(Charts and diagrams as code)
⟨

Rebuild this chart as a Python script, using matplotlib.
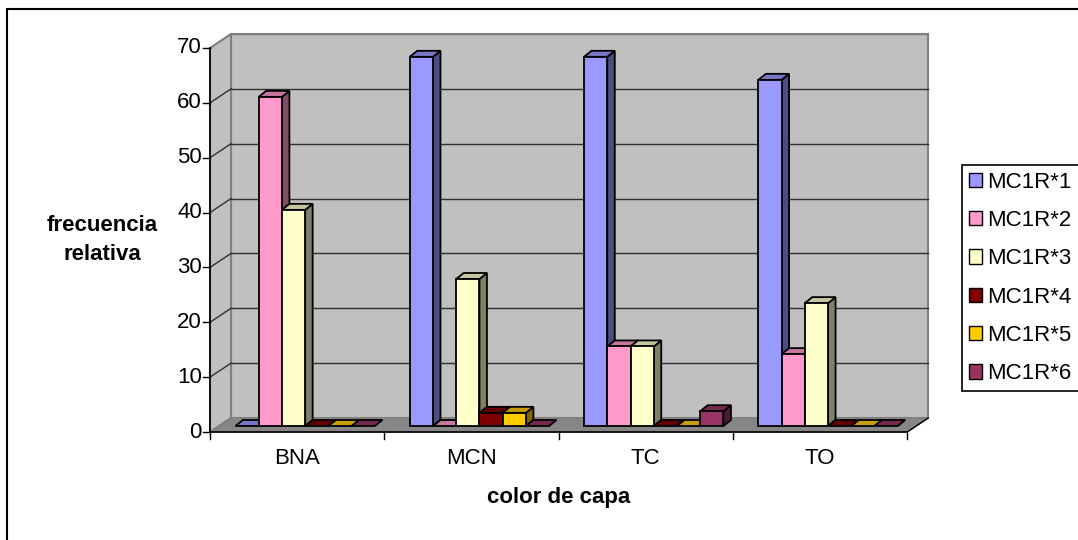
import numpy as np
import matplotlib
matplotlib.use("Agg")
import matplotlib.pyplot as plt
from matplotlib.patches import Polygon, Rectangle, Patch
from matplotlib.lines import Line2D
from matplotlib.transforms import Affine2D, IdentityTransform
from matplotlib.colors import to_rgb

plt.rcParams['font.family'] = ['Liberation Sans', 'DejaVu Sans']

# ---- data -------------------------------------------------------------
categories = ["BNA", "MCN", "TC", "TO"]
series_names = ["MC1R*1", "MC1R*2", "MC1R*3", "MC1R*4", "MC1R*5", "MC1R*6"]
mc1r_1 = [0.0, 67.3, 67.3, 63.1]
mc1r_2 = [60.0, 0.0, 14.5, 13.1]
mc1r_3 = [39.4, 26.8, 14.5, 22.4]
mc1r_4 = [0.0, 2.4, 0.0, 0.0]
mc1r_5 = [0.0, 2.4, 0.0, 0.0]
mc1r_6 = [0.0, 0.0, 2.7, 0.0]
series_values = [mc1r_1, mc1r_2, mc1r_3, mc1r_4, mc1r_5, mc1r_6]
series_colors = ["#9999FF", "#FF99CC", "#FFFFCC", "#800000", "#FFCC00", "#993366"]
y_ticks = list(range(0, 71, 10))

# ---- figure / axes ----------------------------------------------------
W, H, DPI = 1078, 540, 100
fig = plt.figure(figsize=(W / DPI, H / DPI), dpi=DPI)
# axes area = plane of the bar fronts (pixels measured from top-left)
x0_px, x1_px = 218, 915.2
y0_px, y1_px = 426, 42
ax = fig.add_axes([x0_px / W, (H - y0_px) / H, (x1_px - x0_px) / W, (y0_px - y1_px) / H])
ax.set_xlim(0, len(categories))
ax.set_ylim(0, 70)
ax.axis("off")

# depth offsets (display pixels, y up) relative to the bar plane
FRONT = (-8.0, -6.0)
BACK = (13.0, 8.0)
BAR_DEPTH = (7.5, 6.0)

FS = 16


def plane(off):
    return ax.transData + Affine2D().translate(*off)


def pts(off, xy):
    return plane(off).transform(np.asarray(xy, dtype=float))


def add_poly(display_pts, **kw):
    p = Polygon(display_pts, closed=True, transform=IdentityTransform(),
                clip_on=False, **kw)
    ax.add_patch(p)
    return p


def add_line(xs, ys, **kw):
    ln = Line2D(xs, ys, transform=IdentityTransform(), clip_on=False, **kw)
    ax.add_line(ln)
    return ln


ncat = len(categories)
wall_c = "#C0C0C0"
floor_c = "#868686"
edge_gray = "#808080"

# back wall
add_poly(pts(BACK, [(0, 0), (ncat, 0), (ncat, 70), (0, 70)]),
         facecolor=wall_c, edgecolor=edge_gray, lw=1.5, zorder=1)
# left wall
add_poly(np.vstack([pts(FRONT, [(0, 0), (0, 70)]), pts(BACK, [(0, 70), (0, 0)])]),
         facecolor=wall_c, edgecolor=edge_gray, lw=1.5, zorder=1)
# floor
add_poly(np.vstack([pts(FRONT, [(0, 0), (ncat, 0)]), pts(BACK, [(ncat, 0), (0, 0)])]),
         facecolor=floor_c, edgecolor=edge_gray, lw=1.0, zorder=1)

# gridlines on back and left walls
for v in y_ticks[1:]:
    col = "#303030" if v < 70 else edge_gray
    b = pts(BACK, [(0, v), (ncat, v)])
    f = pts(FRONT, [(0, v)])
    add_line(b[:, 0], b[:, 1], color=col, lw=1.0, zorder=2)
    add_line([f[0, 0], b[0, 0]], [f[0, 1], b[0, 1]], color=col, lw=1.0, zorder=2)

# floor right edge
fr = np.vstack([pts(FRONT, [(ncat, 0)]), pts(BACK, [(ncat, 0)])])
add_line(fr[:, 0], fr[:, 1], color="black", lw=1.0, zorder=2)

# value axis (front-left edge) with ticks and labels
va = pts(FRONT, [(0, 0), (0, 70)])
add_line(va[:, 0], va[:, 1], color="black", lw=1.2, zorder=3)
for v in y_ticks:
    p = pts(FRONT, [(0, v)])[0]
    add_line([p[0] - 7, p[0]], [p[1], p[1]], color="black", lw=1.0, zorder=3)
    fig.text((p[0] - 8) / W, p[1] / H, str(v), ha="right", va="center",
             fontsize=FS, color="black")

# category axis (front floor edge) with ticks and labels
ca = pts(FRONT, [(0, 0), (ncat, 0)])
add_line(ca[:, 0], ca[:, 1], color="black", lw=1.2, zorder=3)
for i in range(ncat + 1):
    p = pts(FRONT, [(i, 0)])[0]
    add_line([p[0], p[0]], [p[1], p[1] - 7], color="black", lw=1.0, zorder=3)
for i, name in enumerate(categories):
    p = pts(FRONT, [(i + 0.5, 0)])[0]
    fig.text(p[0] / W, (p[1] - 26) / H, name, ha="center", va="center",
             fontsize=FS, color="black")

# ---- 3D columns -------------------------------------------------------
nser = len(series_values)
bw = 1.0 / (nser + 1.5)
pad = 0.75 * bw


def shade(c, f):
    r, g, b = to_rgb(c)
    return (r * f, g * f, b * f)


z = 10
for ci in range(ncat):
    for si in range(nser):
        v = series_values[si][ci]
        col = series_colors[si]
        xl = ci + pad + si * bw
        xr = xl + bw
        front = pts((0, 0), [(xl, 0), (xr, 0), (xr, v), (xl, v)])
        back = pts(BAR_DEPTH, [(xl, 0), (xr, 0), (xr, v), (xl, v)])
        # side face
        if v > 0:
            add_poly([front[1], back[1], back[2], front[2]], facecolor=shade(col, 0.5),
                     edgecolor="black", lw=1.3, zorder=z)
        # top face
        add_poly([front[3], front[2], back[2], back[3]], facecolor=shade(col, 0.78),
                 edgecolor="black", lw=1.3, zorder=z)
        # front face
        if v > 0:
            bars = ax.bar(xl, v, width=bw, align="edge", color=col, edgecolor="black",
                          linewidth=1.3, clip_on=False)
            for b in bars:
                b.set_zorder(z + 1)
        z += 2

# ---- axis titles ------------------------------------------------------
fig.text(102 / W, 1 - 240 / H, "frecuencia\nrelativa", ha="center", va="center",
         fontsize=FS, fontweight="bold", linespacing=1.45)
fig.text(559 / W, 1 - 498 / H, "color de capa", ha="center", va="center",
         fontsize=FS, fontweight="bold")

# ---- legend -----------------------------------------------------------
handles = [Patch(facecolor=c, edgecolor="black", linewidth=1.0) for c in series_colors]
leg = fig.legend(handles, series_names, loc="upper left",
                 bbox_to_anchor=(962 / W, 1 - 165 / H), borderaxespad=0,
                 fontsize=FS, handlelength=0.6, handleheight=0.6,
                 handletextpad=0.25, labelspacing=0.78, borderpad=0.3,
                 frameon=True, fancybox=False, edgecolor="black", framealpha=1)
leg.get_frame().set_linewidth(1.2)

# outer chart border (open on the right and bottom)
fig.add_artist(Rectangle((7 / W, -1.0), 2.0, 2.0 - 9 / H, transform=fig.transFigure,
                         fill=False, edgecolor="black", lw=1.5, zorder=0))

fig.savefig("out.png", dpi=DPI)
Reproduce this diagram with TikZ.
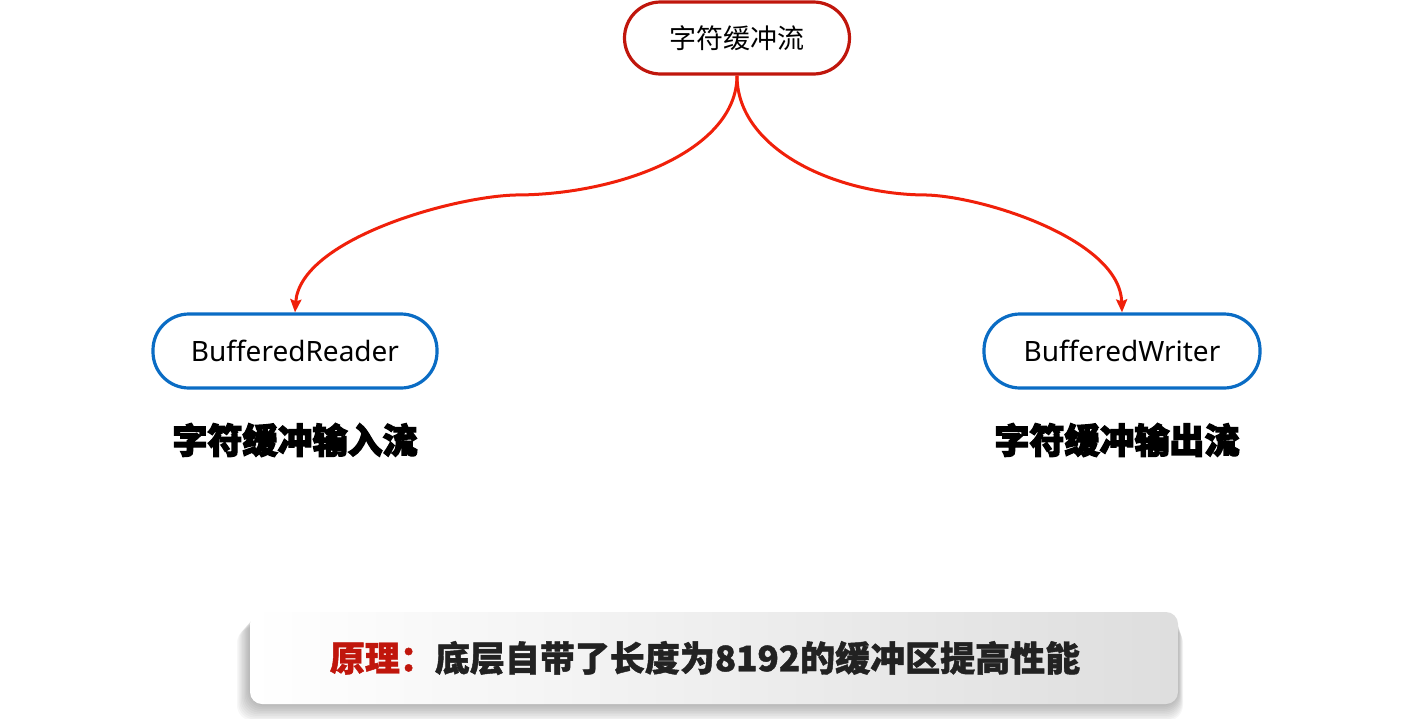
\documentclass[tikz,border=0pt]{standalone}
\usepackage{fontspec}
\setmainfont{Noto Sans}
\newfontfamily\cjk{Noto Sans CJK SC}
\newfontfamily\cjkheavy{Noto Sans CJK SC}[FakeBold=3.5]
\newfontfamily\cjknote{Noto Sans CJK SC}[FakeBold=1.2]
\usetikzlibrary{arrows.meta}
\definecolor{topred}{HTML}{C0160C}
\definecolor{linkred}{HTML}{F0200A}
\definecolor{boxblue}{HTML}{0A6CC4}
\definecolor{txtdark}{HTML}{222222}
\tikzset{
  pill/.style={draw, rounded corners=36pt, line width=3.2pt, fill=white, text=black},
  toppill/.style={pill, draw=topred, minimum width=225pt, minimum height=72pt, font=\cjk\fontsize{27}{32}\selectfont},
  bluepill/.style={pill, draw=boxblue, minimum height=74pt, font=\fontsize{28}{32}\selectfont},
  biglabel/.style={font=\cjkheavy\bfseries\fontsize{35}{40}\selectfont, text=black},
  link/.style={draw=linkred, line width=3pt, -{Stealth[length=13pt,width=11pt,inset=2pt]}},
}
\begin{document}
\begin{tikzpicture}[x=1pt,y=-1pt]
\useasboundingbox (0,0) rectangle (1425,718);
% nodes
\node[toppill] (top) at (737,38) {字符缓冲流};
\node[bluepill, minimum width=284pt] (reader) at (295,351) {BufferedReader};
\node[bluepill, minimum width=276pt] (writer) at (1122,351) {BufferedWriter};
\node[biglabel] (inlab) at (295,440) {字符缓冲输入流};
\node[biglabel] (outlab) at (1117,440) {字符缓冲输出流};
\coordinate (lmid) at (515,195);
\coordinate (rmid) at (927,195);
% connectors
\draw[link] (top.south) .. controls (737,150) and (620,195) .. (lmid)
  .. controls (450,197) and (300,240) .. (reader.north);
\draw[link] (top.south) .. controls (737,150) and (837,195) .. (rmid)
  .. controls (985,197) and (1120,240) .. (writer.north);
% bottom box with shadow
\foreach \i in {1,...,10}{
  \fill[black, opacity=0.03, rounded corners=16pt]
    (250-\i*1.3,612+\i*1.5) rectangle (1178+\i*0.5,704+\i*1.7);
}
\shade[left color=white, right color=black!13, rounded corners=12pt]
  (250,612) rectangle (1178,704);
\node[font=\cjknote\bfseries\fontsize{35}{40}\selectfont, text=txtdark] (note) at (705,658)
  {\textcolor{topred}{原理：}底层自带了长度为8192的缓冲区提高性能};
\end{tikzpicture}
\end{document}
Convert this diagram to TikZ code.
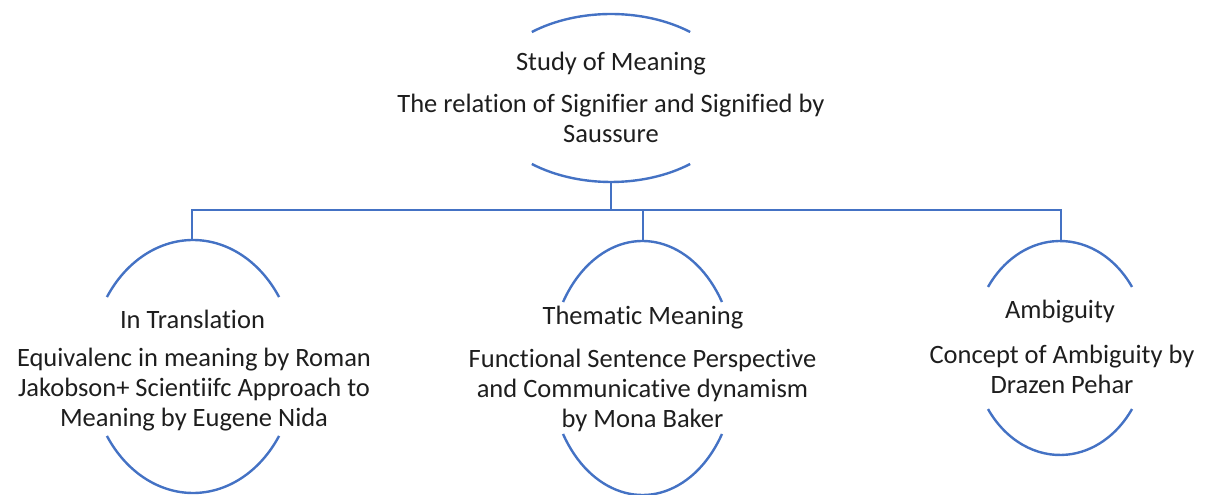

⟩

Your task is to reproduce the entries above word for word, from the first line through the line with "plt.rcParams['font.family'] = ['Liberation", and please leave out any pictures.

Rebuild this chart as a Python script, using matplotlib.
import numpy as np
import matplotlib
matplotlib.use("Agg")
import matplotlib.pyplot as plt
from matplotlib.patches import Polygon, Rectangle, Patch
from matplotlib.lines import Line2D
from matplotlib.transforms import Affine2D, IdentityTransform
from matplotlib.colors import to_rgb

plt.rcParams['font.family'] = ['Liberation Sans', 'DejaVu Sans']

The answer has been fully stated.